What to do
Pictures stay out of the copy; restate everything else in the material exactly.

Information shown
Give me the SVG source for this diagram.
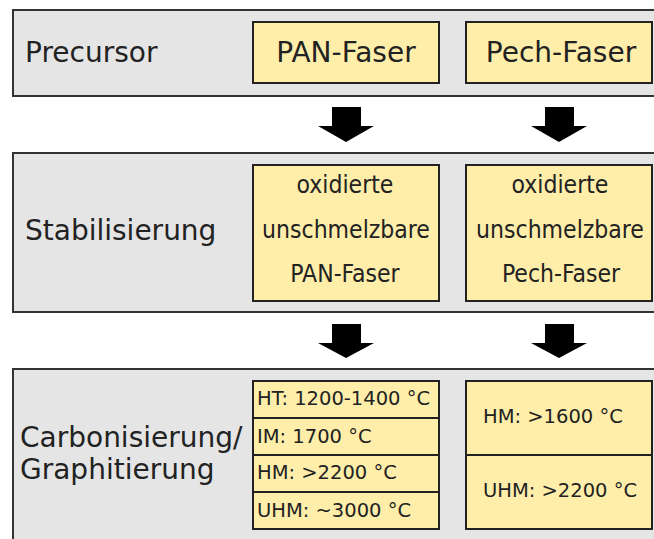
<svg xmlns="http://www.w3.org/2000/svg" width="654" height="539" viewBox="0 0 654 539">
<style>
.stage{fill:#e5e5e5;stroke:#333;stroke-width:2}
.box{fill:#ffeeaa;stroke:#222;stroke-width:2}
.div{stroke:#222;stroke-width:2;fill:none}
text{font-family:"DejaVu Sans","Liberation Sans",sans-serif;fill:#222}
.big{font-size:28px}
.mid{font-family:"DejaVu Sans Condensed","DejaVu Sans",sans-serif;font-size:24.5px;text-anchor:middle}
.small{font-size:19.5px}
.arrow{fill:#000}
</style>
<rect x="0" y="0" width="654" height="539" fill="#fff"/>
<g id="stage-precursor">
<rect class="stage" x="13" y="10" width="660" height="86"/>
<text class="big" x="25" y="62">Precursor</text>
</g>
<g id="pan-faser">
<rect class="box" x="253" y="22" width="186" height="61"/>
<text class="big" x="346" y="62" text-anchor="middle">PAN-Faser</text>
</g>
<g id="pech-faser">
<rect class="box" x="466" y="22" width="186" height="61"/>
<text class="big" x="561" y="62" text-anchor="middle">Pech-Faser</text>
</g>
<g id="stage-stabilisierung">
<rect class="stage" x="13" y="153" width="660" height="159"/>
<text class="big" x="25" y="240">Stabilisierung</text>
</g>
<g id="pan-stabil">
<rect class="box" x="253" y="165" width="186" height="136"/>
<text class="mid" x="345" y="193">oxidierte</text>
<text class="mid" x="346" y="238">unschmelzbare</text>
<text class="mid" x="345" y="282">PAN-Faser</text>
</g>
<g id="pech-stabil">
<rect class="box" x="466" y="165" width="186" height="136"/>
<text class="mid" x="560" y="193">oxidierte</text>
<text class="mid" x="560" y="238">unschmelzbare</text>
<text class="mid" x="561" y="282">Pech-Faser</text>
</g>
<g id="stage-carbonisierung">
<rect class="stage" x="13" y="369" width="660" height="200"/>
<text class="big" x="20" y="447">Carbonisierung/</text>
<text class="big" x="20" y="479">Graphitierung</text>
</g>
<g id="pan-carbon">
<rect class="box" x="253" y="381" width="186" height="148"/>
<line class="div" x1="253" y1="418" x2="439" y2="418"/>
<line class="div" x1="253" y1="455" x2="439" y2="455"/>
<line class="div" x1="253" y1="492" x2="439" y2="492"/>
<text class="small" x="257" y="405">HT: 1200-1400 °C</text>
<text class="small" x="257" y="443">IM: 1700 °C</text>
<text class="small" x="257" y="479">HM: &gt;2200 °C</text>
<text class="small" x="257" y="517">UHM: ~3000 °C</text>
</g>
<g id="pech-carbon">
<rect class="box" x="466" y="381" width="186" height="148"/>
<line class="div" x1="466" y1="455" x2="652" y2="455"/>
<text class="small" x="483" y="423">HM: &gt;1600 °C</text>
<text class="small" x="483" y="497">UHM: &gt;2200 °C</text>
</g>
<g id="connectors">
<polygon class="arrow" points="332,107 361,107 361,126 374,126 346,142 318,126 332,126"/>
<polygon class="arrow" points="545,107 574,107 574,126 587,126 559,142 531,126 545,126"/>
<polygon class="arrow" points="332,324 361,324 361,343 374,343 346,358 318,343 332,343"/>
<polygon class="arrow" points="545,324 574,324 574,343 587,343 559,358 531,343 545,343"/>
</g>
</svg>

Task response
Give me the SVG source for this diagram.
<svg xmlns="http://www.w3.org/2000/svg" width="654" height="539" viewBox="0 0 654 539">
<style>
.stage{fill:#e5e5e5;stroke:#333;stroke-width:2}
.box{fill:#ffeeaa;stroke:#222;stroke-width:2}
.div{stroke:#222;stroke-width:2;fill:none}
text{font-family:"DejaVu Sans","Liberation Sans",sans-serif;fill:#222}
.big{font-size:28px}
.mid{font-family:"DejaVu Sans Condensed","DejaVu Sans",sans-serif;font-size:24.5px;text-anchor:middle}
.small{font-size:19.5px}
.arrow{fill:#000}
</style>
<rect x="0" y="0" width="654" height="539" fill="#fff"/>
<g id="stage-precursor">
<rect class="stage" x="13" y="10" width="660" height="86"/>
<text class="big" x="25" y="62">Precursor</text>
</g>
<g id="pan-faser">
<rect class="box" x="253" y="22" width="186" height="61"/>
<text class="big" x="346" y="62" text-anchor="middle">PAN-Faser</text>
</g>
<g id="pech-faser">
<rect class="box" x="466" y="22" width="186" height="61"/>
<text class="big" x="561" y="62" text-anchor="middle">Pech-Faser</text>
</g>
<g id="stage-stabilisierung">
<rect class="stage" x="13" y="153" width="660" height="159"/>
<text class="big" x="25" y="240">Stabilisierung</text>
</g>
<g id="pan-stabil">
<rect class="box" x="253" y="165" width="186" height="136"/>
<text class="mid" x="345" y="193">oxidierte</text>
<text class="mid" x="346" y="238">unschmelzbare</text>
<text class="mid" x="345" y="282">PAN-Faser</text>
</g>
<g id="pech-stabil">
<rect class="box" x="466" y="165" width="186" height="136"/>
<text class="mid" x="560" y="193">oxidierte</text>
<text class="mid" x="560" y="238">unschmelzbare</text>
<text class="mid" x="561" y="282">Pech-Faser</text>
</g>
<g id="stage-carbonisierung">
<rect class="stage" x="13" y="369" width="660" height="200"/>
<text class="big" x="20" y="447">Carbonisierung/</text>
<text class="big" x="20" y="479">Graphitierung</text>
</g>
<g id="pan-carbon">
<rect class="box" x="253" y="381" width="186" height="148"/>
<line class="div" x1="253" y1="418" x2="439" y2="418"/>
<line class="div" x1="253" y1="455" x2="439" y2="455"/>
<line class="div" x1="253" y1="492" x2="439" y2="492"/>
<text class="small" x="257" y="405">HT: 1200-1400 °C</text>
<text class="small" x="257" y="443">IM: 1700 °C</text>
<text class="small" x="257" y="479">HM: &gt;2200 °C</text>
<text class="small" x="257" y="517">UHM: ~3000 °C</text>
</g>
<g id="pech-carbon">
<rect class="box" x="466" y="381" width="186" height="148"/>
<line class="div" x1="466" y1="455" x2="652" y2="455"/>
<text class="small" x="483" y="423">HM: &gt;1600 °C</text>
<text class="small" x="483" y="497">UHM: &gt;2200 °C</text>
</g>
<g id="connectors">
<polygon class="arrow" points="332,107 361,107 361,126 374,126 346,142 318,126 332,126"/>
<polygon class="arrow" points="545,107 574,107 574,126 587,126 559,142 531,126 545,126"/>
<polygon class="arrow" points="332,324 361,324 361,343 374,343 346,358 318,343 332,343"/>
<polygon class="arrow" points="545,324 574,324 574,343 587,343 559,358 531,343 545,343"/>
</g>
</svg>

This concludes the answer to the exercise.